The standard observer's cone response functions are interesting enough, but hardly worthy of standardization by an industrial illumination group. No, the real power of the standard observer model is the fact that you can take the three cone response curves, combine them with a spectral power distribution (again via linear algebra), and come up with three numbers that tell you exactly what color an object appears to be. It encapsulates many of the complexities of the human visual system and of colorful SPDs and compresses them into three values. The CIE cleverly called this color system "XYZ" — presumably because it's hard to think of any color terms that start with X, Y, or Z.

The "color matching functions" that convert an SPD into XYZ appear below. Blue is X, green is Y, and red is Z. It's worth noting that the Y value closely models the overall response to lightness, and that its peak is in the green part of the spectrum. That funny red bump over in the blue end of the spectrum just highlights how XYZ is a constructed model of vision, unlike the cone response functions.

CIE 1931 2-degree observer color matching functions

Bon Anniversaire, Monsieur CIELAB

Like any model that squeezes out a lot of information, XYZ isn't perfect; two illuminants with different SPDs can look the same when illuminated by two lamps with different SPDs, for example; that's metamerism. But it does provide a unique way of specifying any observable color, and it's the basis of modern colorimetry and color management systems.

But it's hard to work with XYZ and think about the properties of real colors at the same time. Is that (X,Y,Z) triple more red or green? Dunno. Run it through a separate transformation and find out. What a pain! (Once again, the most fastidious among us usually are the most unpleasant to talk to.) Wouldn't it be great if there were a color system that had the following properties?

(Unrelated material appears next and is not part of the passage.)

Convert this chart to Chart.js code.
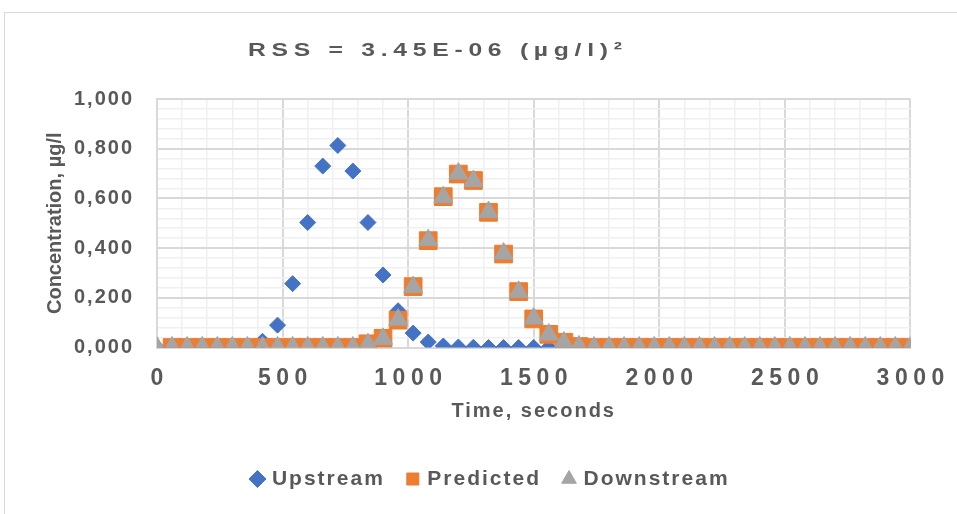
<!DOCTYPE html>
<html>
<head>
<meta charset="utf-8">
<title>RSS chart</title>
<script src="https://cdn.jsdelivr.net/npm/chart.js@4.4.1/dist/chart.umd.min.js"></script>
<style>
  html, body { margin: 0; padding: 0; background: #fff; overflow: hidden; }
  #frame { position: absolute; left: 4px; top: 12px; width: 1000px; height: 600px;
           border-left: 1px solid #d9d9d9; border-top: 1px solid #d9d9d9; }
  #chart { position: absolute; left: 0; top: 0; }
</style>
</head>
<body>
<div id="frame"></div>
<canvas id="chart" width="957" height="514"></canvas>
<script>
// Data
const titleText = "RSS = 3.45E-06 (\u00b5g/l)\u00b2";

// Time, seconds
const times = [0, 60, 120, 180, 240, 300, 360, 420, 480, 540,
               600, 660, 720, 780, 840, 900, 960, 1020, 1080, 1140,
               1200, 1260, 1320, 1380, 1440, 1500, 1560, 1620, 1680, 1740,
               1800, 1860, 1920, 1980, 2040, 2100, 2160, 2220, 2280, 2340,
               2400, 2460, 2520, 2580, 2640, 2700, 2760, 2820, 2880, 2940, 3000];

// Concentration, µg/l
const upstream = [0, 0, 0, 0, 0, 0, 0, 0.025, 0.09, 0.257,
                  0.503, 0.73, 0.813, 0.71, 0.503, 0.292, 0.148, 0.058, 0.022, 0.006,
                  0.002, 0.001, 0, 0, 0, 0, 0, 0, 0, 0,
                  0, 0, 0, 0, 0, 0, 0, 0, 0, 0,
                  0, 0, 0, 0, 0, 0, 0, 0, 0, 0, 0];

const predicted = [null, 0, 0, 0, 0, 0, 0, 0, 0, 0,
                   0, 0, 0, 0, 0.015, 0.037, 0.11, 0.245, 0.43, 0.607,
                   0.698, 0.672, 0.544, 0.376, 0.225, 0.115, 0.053, 0.021, 0.004, 0,
                   0, 0, 0, 0, 0, 0, 0, 0, 0, 0,
                   0, 0, 0, 0, 0, 0, 0, 0, 0, 0, 0];

const downstream = [0, 0, 0, 0, 0, 0, 0, 0, 0, 0,
                    0, 0, 0, 0, 0.013, 0.035, 0.112, 0.243, 0.432, 0.605,
                    0.7, 0.67, 0.545, 0.378, 0.224, 0.117, 0.052, 0.02, 0.004, 0,
                    0, 0, 0, 0, 0, 0, 0, 0, 0, 0,
                    0, 0, 0, 0, 0, 0, 0, 0, 0, 0, 0];

// Labelled (major) ticks
const xMajor = [0, 500, 1000, 1500, 2000, 2500, 3000];
const yMajor = [0, 0.2, 0.4, 0.6, 0.8, 1];

const TEXT = "#595959";
const FONT = "'Liberation Sans', Arial, sans-serif";
const MAJOR = "#d9d9d9";
const MINOR = "#f0f0f0";

const isMajorX = v => xMajor.includes(v);
const isMajorY = v => yMajor.some(m => Math.abs(m - v) < 1e-9);

function pts(values) {
    return times.map((t, i) => ({ x: t, y: values[i] })).filter(p => p.y !== null);
}

// Excel-like expanded character spacing on some texts
const textSpacing = {
    id: "textSpacing",
    beforeLayout(chart) {
        chart.ctx.letterSpacing = "2px";
    },
    beforeDraw(chart) {
        chart.ctx.letterSpacing = "2px";
        const { x, y } = chart.scales;
        if (!x._spaced) {
            const drawLabels = x.drawLabels;
            x.drawLabels = function (area) {
                this.ctx.save();
                this.ctx.letterSpacing = "5.5px";
                this.ctx.translate(2.75, 0);
                drawLabels.call(this, area);
                this.ctx.restore();
            };
            x._spaced = true;
        }
        if (!y._spaced) {
            const drawTitle = y.drawTitle;
            y.drawTitle = function () {
                this.ctx.save();
                this.ctx.letterSpacing = "0px";
                drawTitle.call(this);
                this.ctx.restore();
            };
            y._spaced = true;
        }
    }
};

// Chart title, stretched and spaced out like the original
const rssTitle = {
    id: "rssTitle",
    afterDraw(chart) {
        const ctx = chart.ctx;
        ctx.save();
        ctx.translate(435, 51);
        ctx.scale(1.3, 1);
        ctx.letterSpacing = "4.4px";
        ctx.font = "bold 19px " + FONT;
        ctx.fillStyle = TEXT;
        ctx.textAlign = "center";
        ctx.textBaseline = "middle";
        ctx.fillText(titleText, 2.2, 0);
        ctx.restore();
    }
};

const ctx = document.getElementById("chart");
new Chart(ctx, {
    type: "scatter",
    data: {
        datasets: [
            {
                label: "Upstream", data: pts(upstream), order: 2,
                pointStyle: "rectRot", pointRadius: 8, pointBorderWidth: 1,
                backgroundColor: "#4472C4", borderColor: "#4472C4"
            },
            {
                label: "Predicted", data: pts(predicted), order: 1,
                pointStyle: "rect", pointRadius: 12.5, pointBorderWidth: 1,
                backgroundColor: "#ED7D31", borderColor: "#ED7D31"
            },
            {
                label: "Downstream", data: pts(downstream), order: 0,
                pointStyle: "triangle", pointRadius: 11, pointBorderWidth: 1,
                backgroundColor: "#A5A5A5", borderColor: "#A5A5A5"
            }
        ]
    },
    options: {
        responsive: false,
        animation: false,
        events: [],
        layout: { padding: { top: 99, left: 71, right: 45, bottom: 14.5 } },
        plugins: {
            title: { display: false },
            tooltip: { enabled: false },
            legend: {
                position: "bottom",
                labels: {
                    usePointStyle: true,
                    boxWidth: 8,
                    boxHeight: 12,
                    padding: 24,
                    color: TEXT,
                    font: { family: FONT, size: 21, weight: "bold" },
                    sort: (a, b) => a.datasetIndex - b.datasetIndex
                }
            }
        },
        scales: {
            x: {
                type: "linear",
                min: 0,
                max: 3000,
                ticks: {
                    stepSize: 100,
                    autoSkip: false,
                    maxRotation: 0,
                    padding: 17,
                    color: TEXT,
                    font: { family: FONT, size: 23, weight: "bold" },
                    callback: v => isMajorX(v) ? String(v) : ""
                },
                grid: {
                    drawTicks: false,
                    color: c => isMajorX(c.tick.value) ? MAJOR : MINOR,
                    lineWidth: c => isMajorX(c.tick.value) ? 2 : 1.5
                },
                border: { color: MAJOR, width: 2 },
                title: {
                    display: true,
                    text: "Time, seconds",
                    color: TEXT,
                    font: { family: FONT, size: 20, weight: "bold" },
                    padding: { top: 0, bottom: 21.5 }
                },
                afterFit: s => { s.height = 97; }
            },
            y: {
                min: 0,
                max: 1,
                ticks: {
                    stepSize: 0.04,
                    autoSkip: false,
                    padding: 23,
                    color: TEXT,
                    font: { family: FONT, size: 20, weight: "bold" },
                    callback: v => isMajorY(v) ? v.toFixed(3).replace(".", ",") : ""
                },
                grid: {
                    drawTicks: false,
                    color: c => isMajorY(c.tick.value) ? MAJOR : MINOR,
                    lineWidth: c => isMajorY(c.tick.value) ? 2 : 1.5
                },
                border: { color: MAJOR, width: 2 },
                title: {
                    display: true,
                    text: "Concentration, \u00b5g/l",
                    color: TEXT,
                    font: { family: FONT, size: 20, weight: "bold" },
                    padding: { top: -28, bottom: 0 }
                },
                afterFit: s => { s.width = 86; }
            }
        }
    },
    plugins: [textSpacing, rssTitle]
});
</script>
</body>
</html>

  • Every color can be expressed
  • There's only one way to specify a particular color
  • The way to specify that color doesn't depend on the device displaying or observing the color
  • It's modelled on the human visual system
  • Only three values are needed to express a color
  • The three values relate to meaningful values
  • It's easy to translate to XYZ and a given RGB triplet

Thirty years ago the CIE — yes the same standards group that created the standard observer model — published CIE L*a*b* (or CIELAB) which aims to satisfy all of those requirements. Every observable color is uniquely represented. The L* value gives the luminance (essentially the brightness) of the color in a perceptually uniform way. The a* and b* values refer to the red-greenness and blue-yellowness of the color, respectively. (Remember the opponent theory of color?) And it's extermely straightforward to map XYZ to CIELAB and back. It's not hard to convert an RGB triplet to CIELAB, either; but unlike L*a*b*, the color of an RGB value depends on the individual values of red, green, and blue that you're talking about — plus a particular color of white. I'll let you wrap your brains around that for a moment.

CIELAB also has the useful property of being more-or-less perceptually uniform. As you move one unit in any direction, the perceived "color difference" is the same (more or less) as a similar move for any other color. How do we know this? Human observers, of course. Sit people down and ask them to quantify the difference between color A and color B. (Personally, I think this would be about as much fun as spending hours changing the perscription in my eyeglasses — "Is one better or Two? A or B?" — but that's the glamorous life of science.)

To Infinity and Beyond!

Anyway, the CIE standard observer and CIELAB present color as a universally describable phenomena. The reality is that it's actually much more complicated. Remember that color depends on a lot of complicated processing in the eye and brain after the cones have been stimulated by light. The color of the thing around an object changes the way we perceive the color of the object itself (regardless of its SPD). Ambient lighting causes our brains to adapt to colors (so-called "white adaptation"). And so on.

Color scientists and the CIE are hard at work to develop "color appearance models," which present a richer (and far more complicated) numerical description of how we perceive color. And maybe next year I will tell you about CIECAM 1997 and 2002.